EARLY MORNING RAIN was the song that let the world know Gordon Lightfoot was a top-shelf songwriter. First released on his 1966 debut LP Lightfoot!, it was steeped in folk traditions, but instead of the protagonist longing for a freight train, he bids farewell to his true love as she leaves on a 707 jet plane – truly a 20th century folk song, with an airborne rhythm that achieves lift-off. Ian & Sylvia, Peter, Paul And Mary, Dylan and Elvis popularised it, while George Hamilton IV’s version made the country charts. Paul Weller had a UK hit with it in 2005.
“It was probably the first really good song I wrote,” Lightfoot told MOJO in 2015. “It came to me from heaven – it was a gift. That was the first one where I could say to myself I’d done something well. It was the song that got it started.”
“Dylan called him ‘the Pavarotti of folk singers.’”

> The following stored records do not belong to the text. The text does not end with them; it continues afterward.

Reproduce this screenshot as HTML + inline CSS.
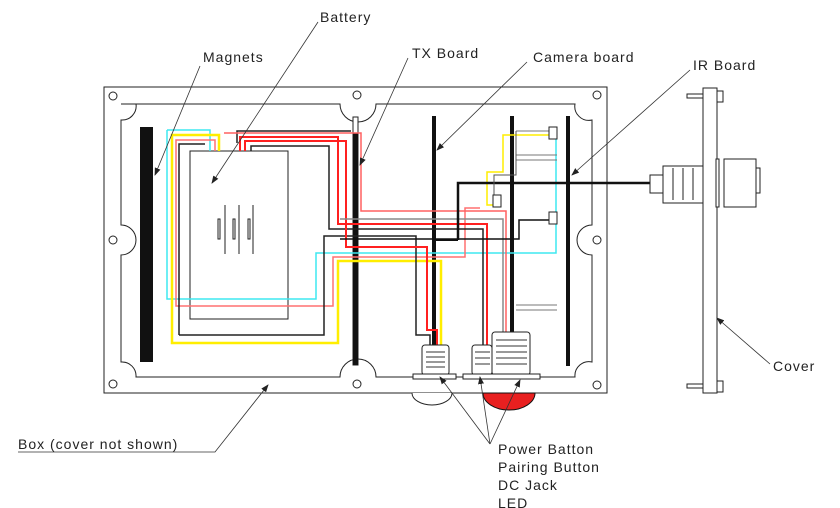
<!DOCTYPE html>
<html><head><meta charset="utf-8"><style>
html,body{margin:0;padding:0;background:#fff}
svg{display:block}
text{font-family:"Liberation Sans",sans-serif;font-size:14px;fill:#222;letter-spacing:1px}
</style></head><body>
<svg width="840" height="508" viewBox="0 0 840 508" xmlns="http://www.w3.org/2000/svg">
<defs><marker id="a" markerWidth="8" markerHeight="6" refX="7" refY="3" orient="auto" markerUnits="userSpaceOnUse"><path d="M0 0L8 3L0 6Z" fill="#222"/></marker></defs>
<g fill="none" stroke="#222" stroke-width="1">
<rect x="104" y="87" width="503" height="306"/>
<path d="M121 104 H340 A18 18 0 0 0 376 104 H575 A14 14 0 0 0 592 120 V225 A15 15 0 0 0 592 255 V362 A14 14 0 0 0 575 377 H376 A18 18 0 0 0 340 377 H136 A14 14 0 0 0 121 362 V255 A15 15 0 0 0 121 225 V120 A14 14 0 0 0 136 104"/>
<circle cx="113" cy="96" r="4"/><circle cx="357" cy="95" r="4"/><circle cx="597" cy="95" r="4"/>
<circle cx="113" cy="240" r="4"/><circle cx="597" cy="240" r="4"/>
<circle cx="113" cy="384" r="4"/><circle cx="357" cy="384" r="4"/><circle cx="597" cy="385" r="4"/>
<rect x="190" y="151" width="98" height="168"/>
<path d="M225 205V254M239 205V254M253 205V254"/>
<rect x="218" y="219" width="2" height="20"/><rect x="233" y="219" width="2" height="20"/><rect x="248" y="219" width="2" height="20"/>
</g>
<rect x="140" y="127" width="13" height="235" fill="#111"/>
<rect x="353" y="117" width="5" height="248" fill="#fff" stroke="#222"/>
<rect x="353" y="133" width="5" height="232" fill="#111"/>
<rect x="432" y="116" width="4" height="248" fill="#111"/>
<rect x="510" y="116" width="4" height="216" fill="#111"/>
<rect x="566" y="116" width="4" height="250" fill="#111"/>
<g fill="none" stroke-width="1.5">
<path d="M167 130H210V151M167 130V299H316V253H556V135" stroke="#3ee8f0"/>
<path d="M219 151V135H172V343H338V261H441V345" stroke="#ffee00" stroke-width="2.5"/>
<path d="M557 135H503V172H487V205H500" stroke="#ffee00"/>
<path d="M215 151V140H176V306H333V257H465V208H480" stroke="#ff7070"/>
<path d="M237 143V131H351" stroke="#222"/>
<path d="M224 133H361V211H506V332" stroke="#ff6060"/>
<path d="M179 335V144H205M179 335H324V236H416V335H430V345" stroke="#222"/>
<path d="M251 151V146H329V229H483V345" stroke="#222"/>
<path d="M240 151V137H338V224H487V345" stroke="#ff2020" stroke-width="2"/>
<path d="M245 151V141H346V247H427V330H437V345" stroke="#ff2020" stroke-width="2"/>
<path d="M340 219H503V332" stroke="#888"/>
<path d="M458 240V183H650" stroke="#111" stroke-width="2.5"/>
<path d="M435 240H458" stroke="#111" stroke-width="2"/>
<path d="M340 239H519V220H556" stroke="#111"/>
<path d="M516 131H549M516 155H557M516 160H557M516 305H557M516 310H557" stroke="#777" stroke-width="1"/>
<path d="M516 131V175H494V200" stroke="#555" stroke-width="1"/>
</g>
<g fill="#fff" stroke="#222" stroke-width="1">
<rect x="422" y="345" width="27" height="30" rx="3"/>
<rect x="413" y="374" width="43" height="5"/>
<rect x="472" y="345" width="20" height="30" rx="3"/>
<rect x="492" y="332" width="38" height="43" rx="3"/>
<rect x="463" y="374" width="77" height="5"/>
<path d="M412 393A20 12 0 0 0 452 393" />
<rect x="549" y="127" width="8" height="12"/><rect x="549" y="212" width="8" height="12"/>
<rect x="493" y="195" width="8" height="12"/>
</g>
<path d="M483 393A26 17 0 0 0 535 393Z" fill="#e82020" stroke="#111"/>
<g stroke="#333" stroke-width="1"><path d="M426 352H445M426 357H445M426 362H445M426 367H445M496 340H527M496 346H527M496 352H527M496 358H527M496 364H527M475 352H490M475 358H490M475 364H490"/></g>
<g fill="#fff" stroke="#222" stroke-width="1">
<rect x="703" y="88" width="14" height="305"/>
<rect x="687" y="94" width="16" height="4"/><rect x="717" y="91" width="6" height="11"/>
<rect x="687" y="384" width="16" height="4"/><rect x="717" y="381" width="6" height="11"/>
<rect x="663" y="166" width="40" height="37"/>
<rect x="650" y="175" width="13" height="18"/>
<rect x="716" y="159" width="3" height="48"/>
<rect x="724" y="159" width="32" height="48"/>
<rect x="756" y="168" width="4" height="25"/>
<path d="M673 168V200M683 168V200M693 168V200"/>
</g>
<g stroke="#333" stroke-width="0.8" fill="none" marker-end="url(#a)">
<path d="M200 66L155 175"/><path d="M318 22L212 183"/><path d="M408 58L360 165"/><path d="M527 62L437 150"/><path d="M690 70L572 175"/><path d="M770 364L717 318"/><path d="M18 452H215L268 385"/><path d="M490 444L440 377"/><path d="M490 444L480 377"/><path d="M490 444L520 380"/>
</g>
<text x="203" y="62">Magnets</text>
<text x="320" y="22">Battery</text>
<text x="412" y="58">TX Board</text>
<text x="533" y="62">Camera board</text>
<text x="693" y="70">IR Board</text>
<text x="773" y="371">Cover</text>
<text x="18" y="449">Box (cover not shown)</text>
<text x="498" y="454">Power Batton</text>
<text x="498" y="472">Pairing Button</text>
<text x="498" y="490">DC Jack</text>
<text x="498" y="508">LED</text>
</svg>
</body></html>
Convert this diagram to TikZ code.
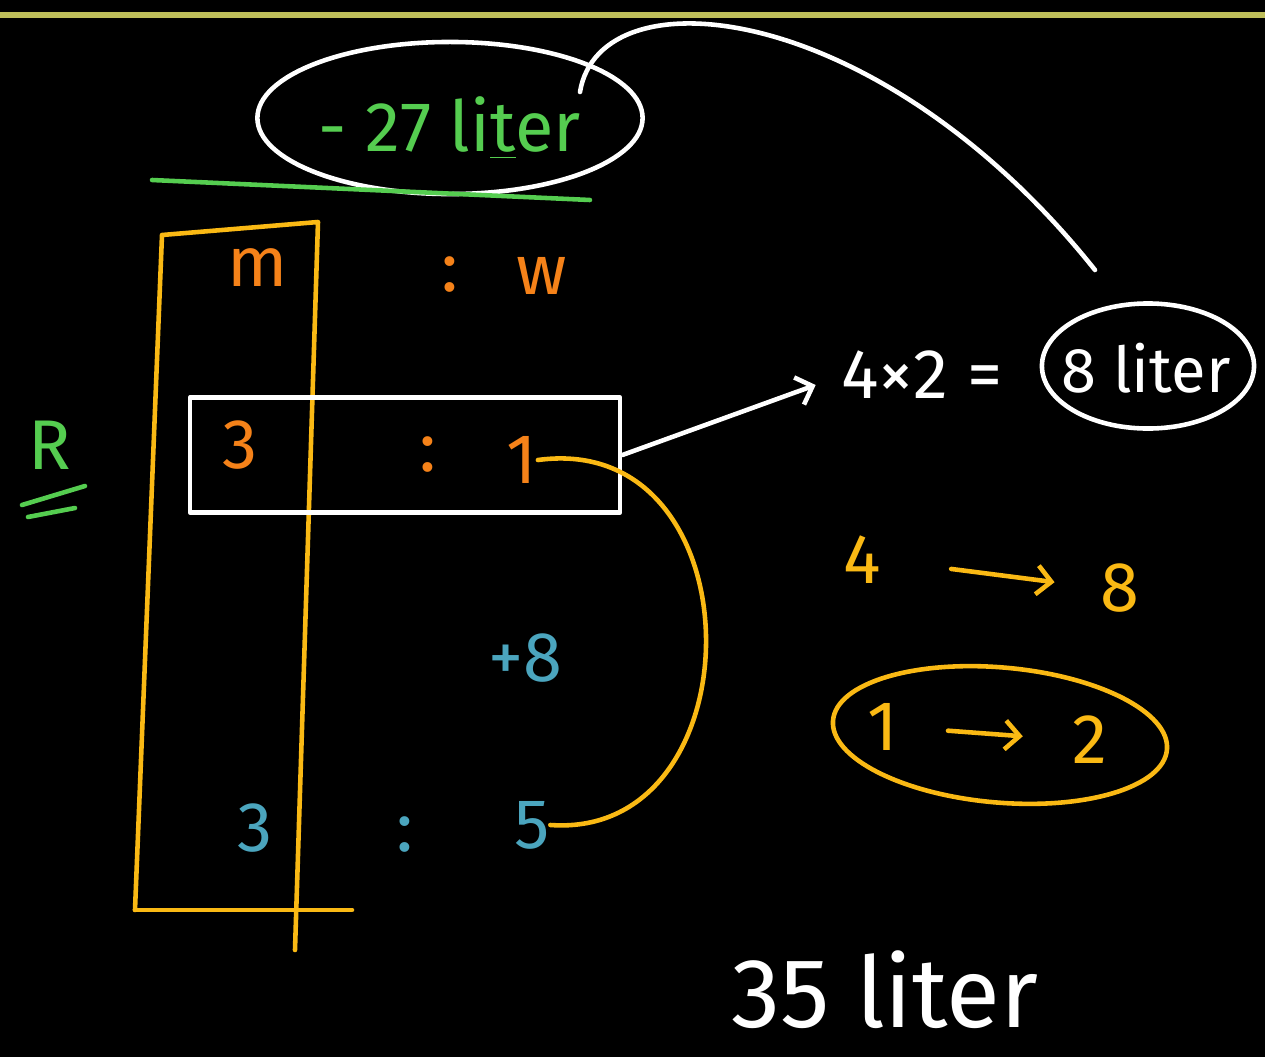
\documentclass[tikz,border=0pt]{standalone}
\usepackage{fontspec}
\setmainfont{Fira Sans}
\usetikzlibrary{arrows.meta,shapes.geometric,positioning}
\definecolor{topline}{RGB}{190,190,90}
\definecolor{chalkyellow}{RGB}{250,185,20}
\definecolor{chalkorange}{RGB}{245,130,25}
\definecolor{chalkblue}{RGB}{75,165,190}
\definecolor{chalkgreen}{RGB}{85,205,80}

\begin{document}
\begin{tikzpicture}[x=0.01cm, y=-0.01cm, line cap=round, line join=round,
        chalk/.style = {line width=1.3pt},
        txt/.style = {inner sep=0pt, font=\fontsize{20}{24}\selectfont},
        bigtxt/.style = {inner sep=0pt, font=\fontsize{28}{32}\selectfont},
        ring/.style = {ellipse, draw, chalk, inner sep=0pt}]
        % board
        \fill[black](0,0)rectangle(1265,1057);
        \useasboundingbox(0,0)rectangle(1265,1057);
        \draw[topline, line width=1.6pt](0,15)to(1265,15);
        % points
        \coordinate(tl)at(162,235);
        \coordinate(tr)at(318,222);
        \coordinate(bl)at(135,910);
        \coordinate(br)at(295,950);
        \coordinate(be)at(352,910);
        \coordinate(start)at(580,92);
        \coordinate(hook)at(1095,270);
        % taken out
        \node[ring, white, minimum width = 3.85cm, minimum height = 1.52cm](lost)at(450,118){};
        \node[txt, text = chalkgreen](lostt)at(450,128){- 27 li\underline{t}er};
        \path[draw, chalkgreen, chalk](152,180)to(590,200);
        % table
        \path[draw, chalkyellow, chalk](bl)to(tl)to(tr)to(br);
        \path[draw, chalkyellow, chalk](bl)to(be);
        \node[txt, text = chalkorange](m)at(258,268){m};
        \node[txt, text = chalkorange](mw)at(450,275){:};
        \node[txt, text = chalkorange](w)at(542,276){w};
        \node[txt, text = chalkorange](r3)at(240,445){3};
        \node[txt, text = chalkorange](rc)at(428,455){:};
        \node[txt, text = chalkorange](r1)at(522,460){1};
        \node[draw = white, chalk, minimum width = 4.3cm, minimum height = 1.15cm](box)at(405,455){};
        \node[txt, text = chalkblue](add)at(525,658){+8};
        \node[txt, text = chalkblue](n3)at(255,828){3};
        \node[txt, text = chalkblue](nc)at(405,835){:};
        \node[txt, text = chalkblue](n5)at(532,825){5};
        \path[draw, chalkyellow, chalk](r1.east)..controls(760,430)and(760,840)..(n5.east);
        % ratio name
        \node[txt, text = chalkgreen](R)at(50,445){R};
        \path[draw, chalkgreen, chalk](22,505)to(85,486);
        \path[draw, chalkgreen, chalk](28,517)to(75,508);
        % one part
        \node[txt, text = white](calc)at(922,375){4×2 =};
        \node[ring, white, minimum width = 2.12cm, minimum height = 1.25cm](eight)at(1148,366){};
        \node[txt, text = white, font = \fontsize{18}{22}\selectfont](eightt)at(1146,368){8 liter};
        \path[draw, white, chalk, -{Straight Barb}](box.east)to([xshift=-0.25cm, yshift=-0.1cm]calc.west);
        \path[draw, white, chalk](start)..controls(600,-30)and(880,0)..(hook);
        % doubling
        \node[txt, text = chalkyellow](four)at(862,560){4};
        \node[txt, text = chalkyellow](eightb)at(1120,588){8};
        \path[draw, chalkyellow, chalk, -{Straight Barb}, shorten <= 20pt, shorten >= 13pt](four.east)to(eightb.west);
        \node[ring, chalkyellow, minimum width = 3.35cm, minimum height = 1.35cm, rotate = -5](pair)at(1000,735){};
        \node[txt, text = chalkyellow](one)at(883,727){1};
        \node[txt, text = chalkyellow](two)at(1090,740){2};
        \path[draw, chalkyellow, chalk, -{Straight Barb}, shorten <= 14pt, shorten >= 14pt](one.east)to(two.west);
        % total
        \node[bigtxt, text = white](total)at(885,990){35 liter};
    \end{tikzpicture}
\end{document}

And yet the song is just one of dozens of classics Lightfoot composed, recorded and performed in his immediately identifiable, sonorous baritone over a half-century career. (Dylan called him “the Pavarotti of folk singers.”) An ambitious native of Ontario born on November 17, 1938, he excelled as a boy soprano and a star college athlete, and taught himself drums and folk guitar. After studying jazz composition and orchestration in
Los Angeles, he immersed himself in the 1960s folk boom in Toronto, eventually signing with Dylan manager Albert Grossman and United Artist Records, a deal that yielded some of the greatest popular folk songs of the ’60s: Early Morning Rain, For Lovin’ Me, Did She Mention My Name? and Ribbon Of Darkness, the latter song taken to the top of the US country charts by Marty Robbins. Canadian Railroad Trilogy established Lightfoot’s stature as his nation’s greatest singing historian.
Unhappy with UA’s lack of promotion, Lightfoot signed with Reprise in 1970. Not only was his first LP with them an artistic triumph, it established the folk singer as a consistent commercial success. A slew of hit singles came to define Gord-o, as fans knew him, as one of the premier musical voices of the 1970s: If You Could Read My Mind, Carefree Highway, Sundown, Summer Side Of Life, The Wreck Of The Edmund Fitzgerald and more. His prodigious output was uncanny, and for a decade it seemed as if he owned the pop charts with songs that boasted remarkably catchy melodies, intelligent lyrics and earthy delivery.
His old pal Dylan inducted him into the Canadian Music Hall Of Fame at the 1986 Juno Awards. He never repeated his astonishing ’60s and ’70s output, but continued making fine music despite bouts with serious illnesses. “It’s what keeps my engine running,” he told MOJO, “because I love the work.”